Professor Gelcimar da
Silva Pereira Nunes
Há
tempos, estou envolvido em nuvens de pensamentos que me levam a refletir sobre
o bombardeio de palavras, apreendidas pelos ouvidos, que se perdem ao ar como
bolinhas de sabão. São tantas palavras ditas nesta babel social. Parece que as
pessoas falam a esmo como se estivessem esvaziando o acúmulo de informações
recebidas pelo cérebro. Parece terapêutico, extravasam e falam sem parar uma as
outras. Quando parece que estão terminando... estão começando outro assunto. Trata-se
da inquietude do falatório de uma história sem fim, de um enredo raso, repleto
de futilidade e espetacularização da vida alheia.
Na
busca da lucidez, enveredo no silêncio das palavras, no refúgio da paz de
espírito, tendo como instrumento a meditação e a reflexão solitária. Nesse
momento, percebo que todos nós estamos sendo contaminados pela ansiedade e
animosidade. Parece que as pessoas estão desesperadamente buscando um sentido
para a vida nesse mundo, marcado pela velocidade e pela tecnologia.
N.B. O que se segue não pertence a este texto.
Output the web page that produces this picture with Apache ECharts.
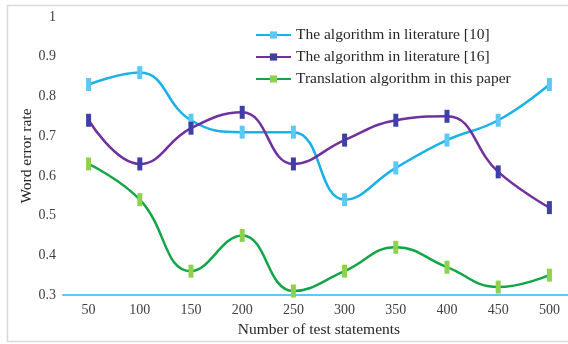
<!DOCTYPE html>
<html>
<head>
<meta charset="utf-8">
<script src="https://cdn.jsdelivr.net/npm/echarts@6/dist/echarts.min.js"></script>
<style>
html,body{margin:0;padding:0;background:#fff;}
#chart{width:568px;height:344px;}
</style>
</head>
<body>
<div id="chart"></div>
<script>
// Word error rate vs. number of test statements
const categories = ['50','100','150','200','250','300','350','400','450','500'];
const lit10 = [0.83, 0.86, 0.74, 0.71, 0.71, 0.54, 0.62, 0.69, 0.74, 0.83];
const lit16 = [0.74, 0.63, 0.72, 0.76, 0.63, 0.69, 0.74, 0.75, 0.61, 0.52];
const ours  = [0.63, 0.54, 0.36, 0.45, 0.31, 0.36, 0.42, 0.37, 0.32, 0.35];
const seriesNames = [
  'The algorithm in literature [10]',
  'The algorithm in literature [16]',
  'Translation algorithm in this paper'
];

const serif = '"Liberation Serif", "DejaVu Serif", serif';
const chart = echarts.init(document.getElementById('chart'));

function lineSeries(name, data, lineColor, markColor) {
  return {
    name: name,
    type: 'line',
    data: data,
    smooth: 0.45,
    symbol: 'rect',
    symbolSize: [5, 13],
    showSymbol: true,
    lineStyle: { color: lineColor, width: 2.5 },
    itemStyle: { color: markColor },
    z: 3
  };
}

chart.setOption({
  animation: false,
  backgroundColor: '#fff',
  graphic: [{
    type: 'rect',
    shape: { x: 7.5, y: 5.5, width: 600, height: 336 },
    style: { fill: 'none', stroke: '#d9d9d9', lineWidth: 1.5 },
    silent: true,
    z: -1
  }],
  grid: { left: 63, top: 17, width: 512, height: 278, outerBoundsMode: 'none', containLabel: false },
  legend: {
    orient: 'vertical',
    left: 250,
    top: 22,
    itemWidth: 35,
    itemHeight: 9,
    itemGap: 6,
    textStyle: { fontFamily: serif, fontSize: 15.5, color: '#262626' },
    data: seriesNames
  },
  xAxis: {
    type: 'category',
    data: categories,
    boundaryGap: true,
    axisLine: { lineStyle: { color: '#5BC8F5', width: 2 } },
    axisTick: { show: false },
    axisLabel: { fontFamily: serif, fontSize: 14, color: '#404040', margin: 8 },
    name: 'Number of test statements',
    nameLocation: 'middle',
    nameGap: 26,
    nameTextStyle: { fontFamily: serif, fontSize: 15.5, color: '#262626' }
  },
  yAxis: {
    type: 'value',
    min: 0.3,
    max: 1,
    interval: 0.1,
    axisLine: { show: false },
    axisTick: { show: false },
    splitLine: { show: false },
    axisLabel: {
      fontFamily: serif, fontSize: 14, color: '#404040', margin: 7,
      formatter: function (v) { return String(Math.round(v * 10) / 10); }
    },
    name: 'Word error rate',
    nameLocation: 'middle',
    nameGap: 28,
    nameMoveOverlap: false,
    nameTextStyle: { fontFamily: serif, fontSize: 15.5, color: '#262626' }
  },
  series: [
    lineSeries(seriesNames[0], lit10, '#1AB0E8', '#5CC8F5'),
    lineSeries(seriesNames[1], lit16, '#7030A0', '#3F3FA8'),
    lineSeries(seriesNames[2], ours,  '#12A548', '#8FD14F')
  ]
});
</script>
</body>
</html>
Desligar da
pressão das demandas diárias e da tecnologia se apresenta como uma missão
impossível, mas necessária para desfrutar da essência da nossa natureza humana,
mesmo que seja por alguns momentos. Como disse Charles Chaplin: “Não sois
máquina! Homens é que sois!”
A FABRICA DE CULTURA
INÚTIL
Vivemos na época da
mundialização da cultura e da globalização. Isso é corroborado pela
multiplicação da ciência e do avanço da tecnologia. Com a presença da televisão
e internet, a comunicação adquiriu uma dinâmica acelerada, marcada por imagens
e sons nunca vistos. Entretanto, há de se considerar que toda gama de
informações atende a uma visão de mundo, de homem e de sociedade que se
pretende formar. Logo, deve-se pensar que não se trata de uma diversão ingênua,
pura, isenta de valores. Alguns produtos e atrações são laboratórios de
verificação da tolerância social a determinados comportamentos considerados
reprováveis. Essas pautas são propostas por intelectuais e grupos ideológicos
como forma de firmar bandeira perante a sociedade. Por isto, a imprensa vende
entretenimento, cultura e informação. Isto, não significa jornalismo
independente, neutro de ideologias ou concepções políticas. Então, é necessário
verificar várias fontes e diferentes versões para analisar, criticar e fazer
julgamento de valor. Mas quem tem tempo para isso?
Os meios de comunicação
e outras mídias investem no apelo popularesco, que satisfazem a essa acomodação
intelectual. Como resultado temos o empobrecimento da linguagem oral e escrita
como padrão de comunicação nas redes sociais. Os emojis, abreviações e frases
desconexas com erros gritantes de ortografia revelam o baixíssimo nível
cultural dos adolescentes, jovens e até mesmo adultos. As frivolidades e a
especulação da vida alheia tomam espaço nos debates das rodinhas e redes sociais.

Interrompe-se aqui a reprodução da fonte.